Che accoglienza avete ricevuto?
“Già al nostro arrivo la prima sera siamo stati affettuosamente invitati a salire sul palco per la presentazione del nostro lavoro Sicilia Documentaria. Il direttore Hermanns ha parlato di Catania come della sua seconda città, ha raccontato in maniera commossa di un seminario realizzato al carcere di Bicocca, ha ricordato anche i numerosi incontri-seminario con gli studenti della Facoltà di Lettere, ormai rito annuale della nostra offerta formativa. Ha ringraziato la Facoltà per la sua presenza, con un programma così importante dal punto di vista culturale che permette di far conoscere un’identità isolana ben diversa dai luoghi comuni del cinema poliziesco e poliziottesco, più ricca e variegata, più contraddittoria e decisamente più interessante”.
 
Come hanno reagito il pubblico e i giurati al vostro programma di documentari storici?

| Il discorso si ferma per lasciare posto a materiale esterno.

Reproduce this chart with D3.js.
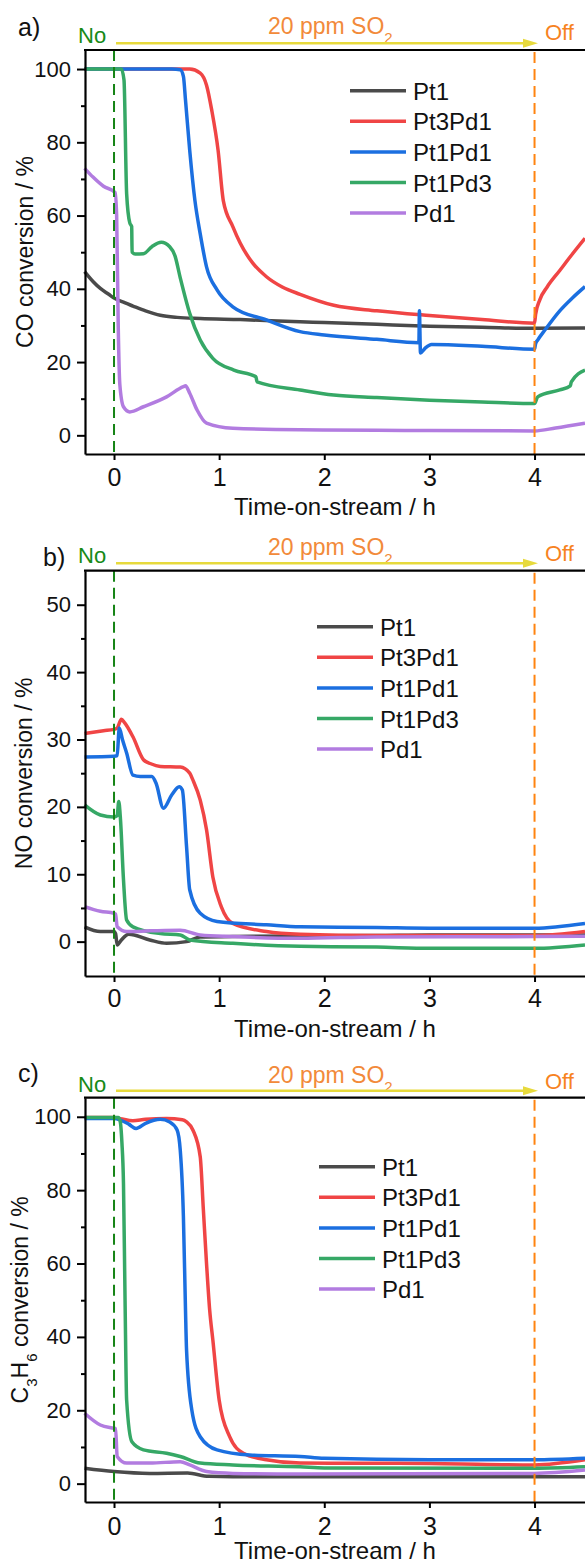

 Il pubblico ha reagito benissimo e alla fine delle proiezioni ha anche fatto molte domande sui lavori presentati, domande tecniche, ma anche sulla cultura siciliana dell’epoca… Insomma, la risposta è stata molto favorevole.
A parte questo programma, io ero anche nella giuria internazionale dei documentari. E anche questa è stata un’esperienza fantastica, perché mi ha permesso di conoscere delle persone davvero interessanti: due attori tedeschi, un regista argentino e la responsabile di programmazione di Doku-Canal ZDF.